The house system began at Indian Trail after Blue Team teachers Jordan Billings, Clint Daniels, Kelli Svatos and Jeremi Wonch won a contest to attend the Ron Clark Academy in Atlanta, Georgia. The academy is an actual middle school as well as a place for educators to observe best practices and attend workshops.

“We took away several things from the academy and tried to incorporate them into our school,” Billings said. “I saw the importance of creating a supportive atmosphere for students and staff. Students and staff who feel supported and are willing to work hard can move mountains!”

Although Indian Trail started slowly with just the seventh grade, leaders hope to expand it to all grades next year. During an assembly, seventh-graders’ names were drawn from the Cougar Cauldron to determine which house they would join. One by one they walked on a red carpet past a yearbook photographer snapping pictures, slid down a huge inflatable slide, and joined their cheering housemates.

Each house has a specific focus, color, crest and history established by the Ron Clark Academy. There’s the house of giving (Altruismo) and the house of friendship (Amistad), as well as the house of courage (Isibindi), and house of dreamers (Rêveur).

“Each house represents qualities we want our students to embody,” Billings said. “Our vision is for the house system to go beyond standard middle school teams and encompass the entire school.”

“The house system and teams have similarities with building a positive climate and culture for students and staff, however the biggest benefits are the sense of belonging and positive behavior incentives the house system embodies,” Principal Elizabeth Holland added.

By using the houses, seventh-grade teachers hope students will form new friendships that will encourage them to perform better.
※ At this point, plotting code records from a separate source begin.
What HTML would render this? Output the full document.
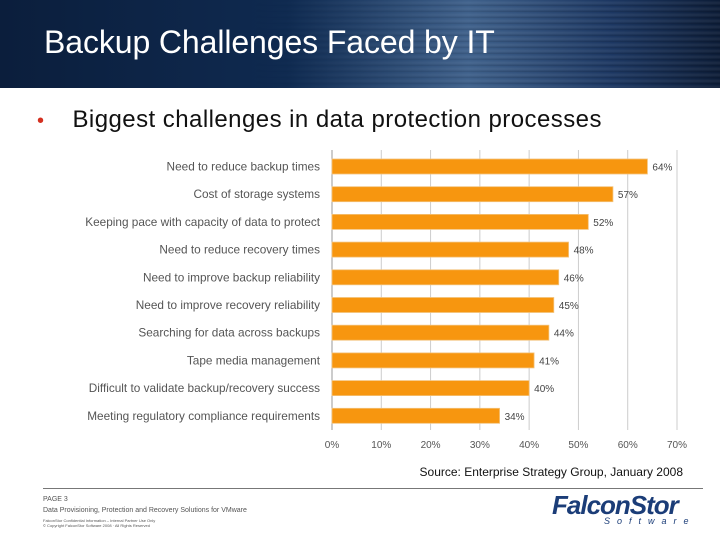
<!DOCTYPE html>
<html><head><meta charset="utf-8"><style>
body{margin:0;width:720px;height:540px;overflow:hidden;background:#fff;font-family:"Liberation Sans",sans-serif;position:relative}
#banner{position:absolute;left:0;top:0;width:720px;height:88px;background:linear-gradient(90deg,#0b1e3c 0%,#0f2a50 40%,#3d5f8a 65%,#1a3560 85%,#0a1a35 100%)}
#stripes{position:absolute;left:0;top:0;width:720px;height:88px;background:repeating-linear-gradient(180deg,rgba(255,255,255,0) 0px,rgba(255,255,255,0.08) 3px,rgba(0,0,0,0.12) 6px);-webkit-mask:linear-gradient(90deg,transparent 35%,#000 70%)}
#title{position:absolute;left:44px;top:24px;color:#fff;font-size:32px;letter-spacing:-0.1px}
#bullet{position:absolute;left:37px;top:106px;font-size:24px;color:#111;letter-spacing:0.45px}
#bullet span{color:#d43020;margin-right:28px;font-size:20px}
#source{position:absolute;right:37px;top:465px;font-size:12px;color:#111}
#rule{position:absolute;left:43px;top:488px;width:660px;height:1px;background:#777}
.small{position:absolute;left:43px;color:#555}
#logo{position:absolute;left:552px;top:490px;font-size:26px;font-weight:bold;font-style:italic;color:#1b3d78;letter-spacing:-1px}
#logo2{position:absolute;left:604px;top:516px;font-size:9px;color:#1b3d78;letter-spacing:7px;font-style:italic}
</style></head><body>
<div id="banner"><div id="stripes"></div></div>
<div id="title">Backup Challenges Faced by IT</div>
<div id="bullet"><span>•</span>Biggest challenges in data protection processes</div>
<svg id="chart" width="720" height="540" style="position:absolute;left:0;top:0"></svg>
<div id="source">Source: Enterprise Strategy Group, January 2008</div>
<div id="rule"></div>
<div class="small" style="top:496px;font-size:7px">PAGE 3</div>
<div class="small" style="top:507px;font-size:7px">Data Provisioning, Protection and Recovery Solutions for VMware</div>
<div class="small" style="top:518px;font-size:4px;line-height:5px">FalconStor Confidential Information – Internal Partner Use Only<br>© Copyright FalconStor Software 2008 · All Rights Reserved</div>
<div id="logo">FalconStor</div>
<div id="logo2">Software</div>
<script>
const categories=["Need to reduce backup times","Cost of storage systems","Keeping pace with capacity of data to protect","Need to reduce recovery times","Need to improve backup reliability","Need to improve recovery reliability","Searching for data across backups","Tape media management","Difficult to validate backup/recovery success","Meeting regulatory compliance requirements"];
const values=[64,57,52,48,46,45,44,41,40,34];
const ticks=[0,10,20,30,40,50,60,70];
const svg=document.getElementById('chart');
const NS='http://www.w3.org/2000/svg';
const x0=332,x1=677,yTop=153,yBot=430;
const xs=v=>x0+(v/70)*(x1-x0);
const step=(yBot-yTop)/categories.length;
const yb=i=>yTop+i*step;
function mk(t,a){const e=document.createElementNS(NS,t);for(const k in a)e.setAttribute(k,a[k]);svg.appendChild(e);return e;}
ticks.forEach(t=>{
 const g=mk('line',{x1:xs(t),x2:xs(t),y1:150,y2:yBot,stroke:t===0?'#999':'#ccc','stroke-width':1});
 
 
 const l=mk('text',{x:xs(t),y:448,'text-anchor':'middle','font-size':10,fill:'#555','font-family':'Liberation Sans, sans-serif'});
 l.textContent=t+'%';
 
 
});
categories.forEach((c,i)=>{
 const y=yb(i)+6;
 const r=mk('rect',{x:x0,y:y,width:xs(values[i])-x0,height:15,fill:'#f7960f',stroke:'#f3c27a','stroke-width':0.8});
 
 
 const v=mk('text',{x:xs(values[i])+5,y:y+11.5,'font-size':10,fill:'#444','font-family':'Liberation Sans, sans-serif'});
 v.textContent=values[i]+'%';
 
 
 const t=mk('text',{x:320,y:y+11.5,'text-anchor':'end','font-size':11.8,fill:'#555','font-family':'Liberation Sans, sans-serif'});
 t.textContent=c;
 
 
});
</script>
</body></html>
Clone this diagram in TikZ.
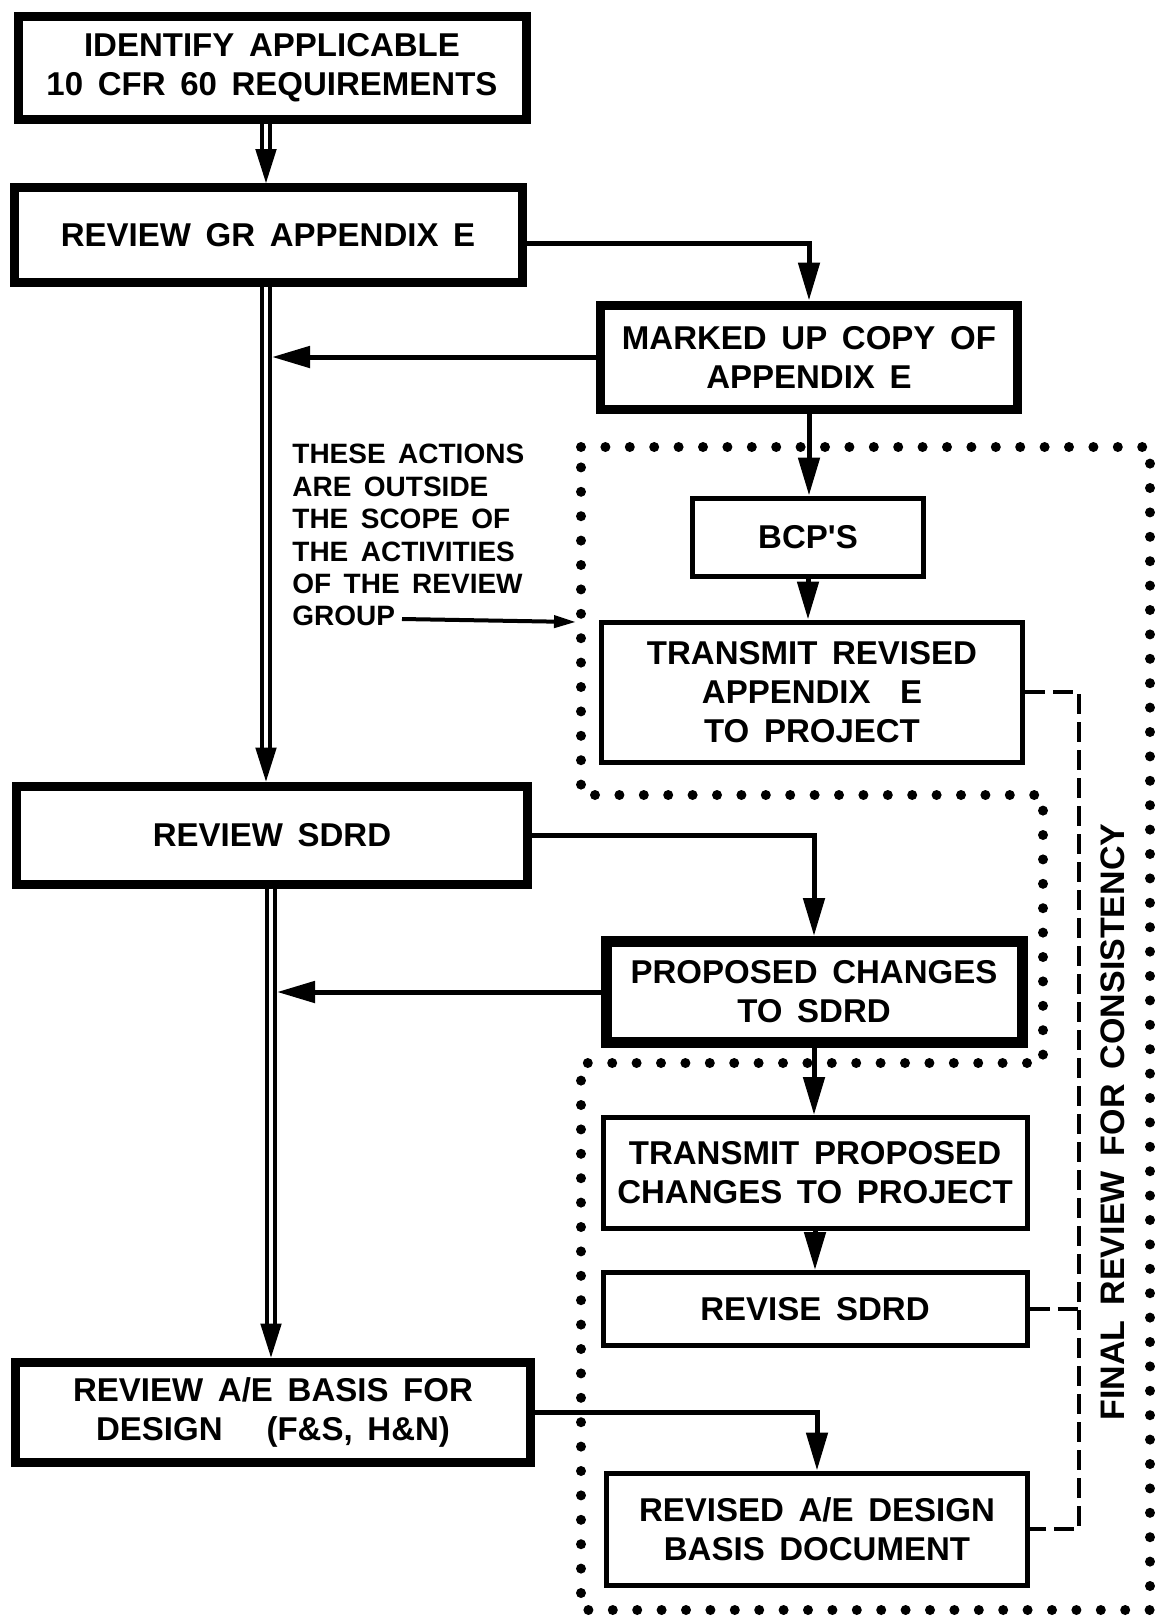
\documentclass[tikz,border=0pt]{standalone}
\usepackage{fontspec}
\newfontfamily\labfont[WordSpace=1.6]{Liberation Sans}
\usetikzlibrary{arrows.meta,calc}
\begin{document}
\begin{tikzpicture}[x=0.5pt,y=-0.5pt,
  box/.style={draw, rectangle, inner sep=0pt, align=center, font=\labfont\bfseries\fontsize{16.5}{19.5}\selectfont},
  thickbox/.style={box, line width=4.5pt},
  thinbox/.style={box, line width=2.5pt},
  arr/.style={line width=2.5pt, -{Triangle[length=19pt,width=10.5pt]}},
  tiponly/.style={line width=1pt, -{Triangle[length=17pt,width=10.5pt]}},
  dbl/.style={double, double distance=2.3pt, line width=1.8pt},
  dotline/.style={line width=5pt, line cap=round, dash pattern=on 0pt off 12.2pt},
  dashln/.style={line width=1.9pt, dash pattern=on 10pt off 4pt},
  notefont/.style={font=\labfont\bfseries\fontsize{14}{16.2}\selectfont},
]
\useasboundingbox (0,0) rectangle (1155,1618);

% boxes
\node[thickbox, minimum width=254pt, minimum height=51.5pt] (b1) at (272,68) {IDENTIFY APPLICABLE\\10 CFR 60 REQUIREMENTS};
\node[thickbox, minimum width=254pt, minimum height=47.5pt] (b2) at (268,235) {REVIEW GR APPENDIX E};
\node[thickbox, minimum width=208.5pt, minimum height=52pt] (b3) at (809,357) {MARKED UP COPY OF\\APPENDIX E};
\node[thinbox, minimum width=115.5pt, minimum height=39pt] (bcp) at (808,537) {BCP'S};
\node[thinbox, minimum width=210.5pt, minimum height=70pt] (tr) at (812,692) {TRANSMIT REVISED\\APPENDIX\ \ E\\TO PROJECT};
\node[thickbox, minimum width=255.5pt, minimum height=49pt] (b4) at (272,835) {REVIEW SDRD};
\node[box, line width=5.5pt, minimum width=208pt, minimum height=50.5pt] (b5) at (814,992) {PROPOSED CHANGES\\TO SDRD};
\node[thinbox, minimum width=212pt, minimum height=55.5pt] (b7) at (815,1173) {TRANSMIT PROPOSED\\CHANGES TO PROJECT};
\node[thinbox, minimum width=212pt, minimum height=36.5pt] (b8) at (815,1309) {REVISE SDRD};
\node[thickbox, minimum width=257.5pt, minimum height=50pt] (b6) at (273,1412) {REVIEW A/E BASIS FOR\\DESIGN\ \ \ (F\&S, H\&N)};
\node[thinbox, minimum width=210.5pt, minimum height=56pt] (b9) at (817,1529) {REVISED A/E DESIGN\\BASIS DOCUMENT};

% note
\node[notefont, anchor=north west, align=left, inner sep=0pt] (note) at (292,444) {THESE ACTIONS\\ARE OUTSIDE\\THE SCOPE OF\\THE ACTIVITIES\\OF THE REVIEW\\GROUP};
\coordinate (gs) at (402,619);
\coordinate (ge) at (576,622);
\draw[line width=2pt, -{Triangle[length=11pt,width=6pt]}] (gs) -- (ge);

% dotted region
\draw[dotline] (581,447) -- (1150,447) -- (1150,1610) -- (581,1610) -- (581,1063) -- (1043,1063) -- (1043,795) -- (581,795) -- cycle;

% double-line flows
\coordinate (d0) at (266,0);
\coordinate (d1) at (271,0);
\coordinate (r0) at (272,0);
\coordinate (r1) at (277,0);
\draw[dbl] (b1.south -| d0) -- ($(b2.north -| d0)+(0,-32)$);
\draw[tiponly] ($(b2.north -| d0)+(0,-34)$) -- (b2.north -| d0);
\draw[dbl] (b2.south -| d0) -- ($(b4.north -| d0)+(0,-32)$);
\draw[tiponly] ($(b4.north -| d0)+(0,-34)$) -- (b4.north -| d0);
\draw[dbl] (b4.south -| d1) -- ($(b6.north -| d1)+(0,-32)$);
\draw[tiponly] ($(b6.north -| d1)+(0,-34)$) -- (b6.north -| d1);

% single arrows
\draw[arr] ([yshift=-4pt]b2.east) -| (b3.north);
\draw[arr] (b3.west) -- (b3.west -| r0);
\draw[arr] (b3.south) -- (b3.south |- bcp.north);
\draw[arr] (bcp.south) -- (bcp.south |- tr.north);
\draw[arr] (b4.east) -| (b5.north);
\draw[arr] (b5.west) -- (b5.west -| r1);
\draw[arr] (b5.south) -- (b5.south |- b7.north);
\draw[arr] (b7.south) -- (b7.south |- b8.north);
\draw[arr] (b6.east) -| (b9.north);

% final review bracket
\coordinate (dv) at (1079,0);
\draw[dashln] (tr.east) -- (tr.east -| dv) -- (b9.east -| dv) -- (b9.east);
\draw[dashln] (b8.east) -- (b8.east -| dv);
\node[rotate=90, font=\labfont\bfseries\fontsize{17}{20}\selectfont] (fr) at (1113,1122) {FINAL REVIEW FOR CONSISTENCY};
\end{tikzpicture}
\end{document}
Students will earn points for their personal accomplishments with grades or behavior, and those points help the house in its quest to claim a weekly traveling trophy.

“If we can get students to care and feel confident, then the whole atmosphere is positive in the entire building,” Billings said. “We are sharing these ideas through our Indian Trail Essential 20, which is a list of guidelines that show students what our expectations are in and out of the classroom.”